Much of this confusion stems from the report’s failure, at the outset, clearly to frame the relevant legal and factual questions. As a result, the report presents conflicting assertions, appears to analyze the facts from the perspective of what defense might be offered at trial instead of whether the evidence can meet the government’s burden, and creates the misimpression that the principal weaknesses involve Biden’s memory and jury sympathy.
The report does not address the legal framework anywhere in the executive summary. It is not until page 15 that the report addresses what it titles the “legal framework governing classified information.” But that discussion addresses the executive orders that govern access to classified information. The question is not whether the executive order was violated, which is not itself a crime, it is whether particular criminal laws were violated. None of those criminal laws turn solely on whether information is classified. The report’s discussion of the relevant criminal laws, 200 hundred pages into the report, compounds the confusion. The report states vaguely that “evidence provides grounds to believe” Biden committed a crime but it is “not strong enough to establish [] guilt beyond a reasonable doubt.” The report then turns to “three defenses” that it assesses would create reasonable doubt in the minds of jurors. But those so-called defenses concern the government’s inability to establish with any confidence whether classified documents were stored at Biden’s McLean home.

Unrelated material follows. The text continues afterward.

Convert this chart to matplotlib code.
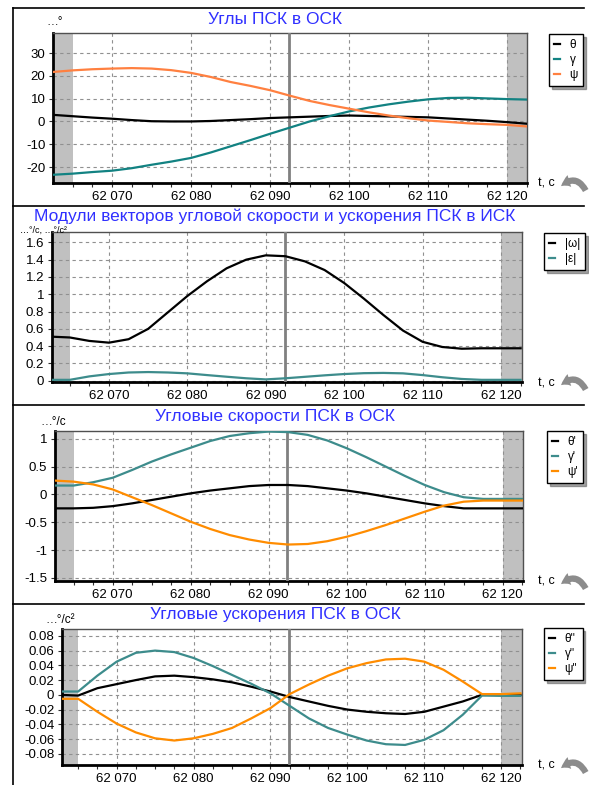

For these reasons, the Hur report is subject to legitimate criticism. It creates the false impression that Biden may have violated criminal laws but for defenses tied to his alleged frailty. A careful reading of the report, to Hur’s credit, makes clear that the government could not establish its burden. But the report buries the lede, failing clearly to explain up front the gaps in the government’s evidence and how the evidence should be analyzed under the law. That confuses the public, heightens the politicization of the report, and does a disservice to a sitting president.